[start]
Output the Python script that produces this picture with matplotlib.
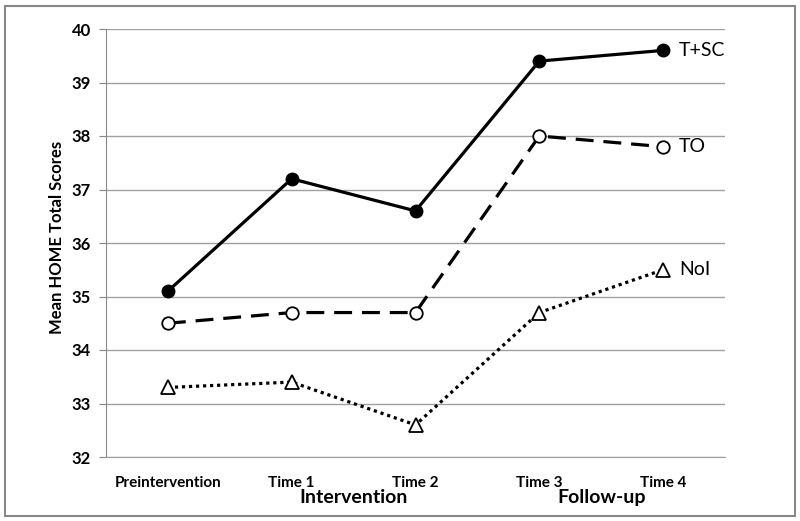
import matplotlib
matplotlib.use("Agg")
import matplotlib.pyplot as plt
from matplotlib.patches import Rectangle

categories = ["Preintervention", "Time 1", "Time 2", "Time 3", "Time 4"]
tsc = [35.1, 37.2, 36.6, 39.4, 39.6]
to = [34.5, 34.7, 34.7, 38.0, 37.8]
noi = [33.3, 33.4, 32.6, 34.7, 35.5]
series_names = ["T+SC", "TO", "NoI"]
yticks = [32, 33, 34, 35, 36, 37, 38, 39, 40]

plt.rcParams['font.family'] = ['Lato', 'DejaVu Sans']

fig = plt.figure(figsize=(8, 5.21), dpi=100)
ax = fig.add_axes([106/800, 1-457/521, (725-106)/800, (457-29)/521])

x = list(range(len(categories)))
ax.plot(x, tsc, color='black', lw=2.3, ls='-', marker='o', ms=9,
        mfc='black', mec='black', zorder=3)
ax.plot(x, to, color='black', lw=2.3, ls=(0, (5.6, 3.1)), marker='o', ms=9,
        mfc='white', mec='black', mew=1.3, zorder=3)
ax.plot(x, noi, color='black', lw=2.3, ls=(0, (1, 1.2)), marker='^', ms=10,
        mfc='white', mec='black', mew=1.3, zorder=3)

for vals, name in zip([tsc, to, noi], series_names):
    ax.text(x[-1] + 0.13, vals[-1], name, fontsize=14, va='center', ha='left')

ax.set_xlim(-0.5, 4.5)
ax.set_ylim(32, 40)
ax.set_yticks(yticks)
ax.set_yticklabels([str(v) for v in yticks], fontsize=12, fontweight='bold')
ax.set_xticks(x)
ax.set_xticklabels(categories, fontsize=11, fontweight='bold')
ax.tick_params(axis='x', length=0, pad=14)
ax.tick_params(axis='y', length=5, color='#888888', pad=6)
ax.grid(axis='y', color='#a0a0a0', lw=1)
ax.set_axisbelow(True)
for s in ['top', 'right']:
    ax.spines[s].set_visible(False)
ax.spines['left'].set_color('#888888')
ax.spines['bottom'].set_color('#a0a0a0')
ax.set_ylabel("Mean HOME Total Scores", fontsize=12, fontweight='bold')
ax.yaxis.set_label_coords(-0.066, 0.514)

ax.text(1.5, -0.095, "Intervention", transform=ax.get_xaxis_transform(),
        fontsize=14, fontweight='bold', ha='center', va='center')
ax.text(3.5, -0.095, "Follow-up", transform=ax.get_xaxis_transform(),
        fontsize=14, fontweight='bold', ha='center', va='center')

fig.patches.append(Rectangle((5/800, 5/521), 790/800, 510/521, transform=fig.transFigure,
                             fill=False, edgecolor='#888888', lw=1.5))

fig.savefig("out.png", dpi=100)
[end]
[Task directions]
Each line of the data is to be duplicated exactly; pictures stay out of the copy.

[Problem solution]
Output the Python script that produces this picture with matplotlib.
import matplotlib
matplotlib.use("Agg")
import matplotlib.pyplot as plt
from matplotlib.patches import Rectangle

categories = ["Preintervention", "Time 1", "Time 2", "Time 3", "Time 4"]
tsc = [35.1, 37.2, 36.6, 39.4, 39.6]
to = [34.5, 34.7, 34.7, 38.0, 37.8]
noi = [33.3, 33.4, 32.6, 34.7, 35.5]
series_names = ["T+SC", "TO", "NoI"]
yticks = [32, 33, 34, 35, 36, 37, 38, 39, 40]

plt.rcParams['font.family'] = ['Lato', 'DejaVu Sans']

fig = plt.figure(figsize=(8, 5.21), dpi=100)
ax = fig.add_axes([106/800, 1-457/521, (725-106)/800, (457-29)/521])

x = list(range(len(categories)))
ax.plot(x, tsc, color='black', lw=2.3, ls='-', marker='o', ms=9,
        mfc='black', mec='black', zorder=3)
ax.plot(x, to, color='black', lw=2.3, ls=(0, (5.6, 3.1)), marker='o', ms=9,
        mfc='white', mec='black', mew=1.3, zorder=3)
ax.plot(x, noi, color='black', lw=2.3, ls=(0, (1, 1.2)), marker='^', ms=10,
        mfc='white', mec='black', mew=1.3, zorder=3)

for vals, name in zip([tsc, to, noi], series_names):
    ax.text(x[-1] + 0.13, vals[-1], name, fontsize=14, va='center', ha='left')

ax.set_xlim(-0.5, 4.5)
ax.set_ylim(32, 40)
ax.set_yticks(yticks)
ax.set_yticklabels([str(v) for v in yticks], fontsize=12, fontweight='bold')
ax.set_xticks(x)
ax.set_xticklabels(categories, fontsize=11, fontweight='bold')
ax.tick_params(axis='x', length=0, pad=14)
ax.tick_params(axis='y', length=5, color='#888888', pad=6)
ax.grid(axis='y', color='#a0a0a0', lw=1)
ax.set_axisbelow(True)
for s in ['top', 'right']:
    ax.spines[s].set_visible(False)
ax.spines['left'].set_color('#888888')
ax.spines['bottom'].set_color('#a0a0a0')
ax.set_ylabel("Mean HOME Total Scores", fontsize=12, fontweight='bold')
ax.yaxis.set_label_coords(-0.066, 0.514)

ax.text(1.5, -0.095, "Intervention", transform=ax.get_xaxis_transform(),
        fontsize=14, fontweight='bold', ha='center', va='center')
ax.text(3.5, -0.095, "Follow-up", transform=ax.get_xaxis_transform(),
        fontsize=14, fontweight='bold', ha='center', va='center')

fig.patches.append(Rectangle((5/800, 5/521), 790/800, 510/521, transform=fig.transFigure,
                             fill=False, edgecolor='#888888', lw=1.5))

fig.savefig("out.png", dpi=100)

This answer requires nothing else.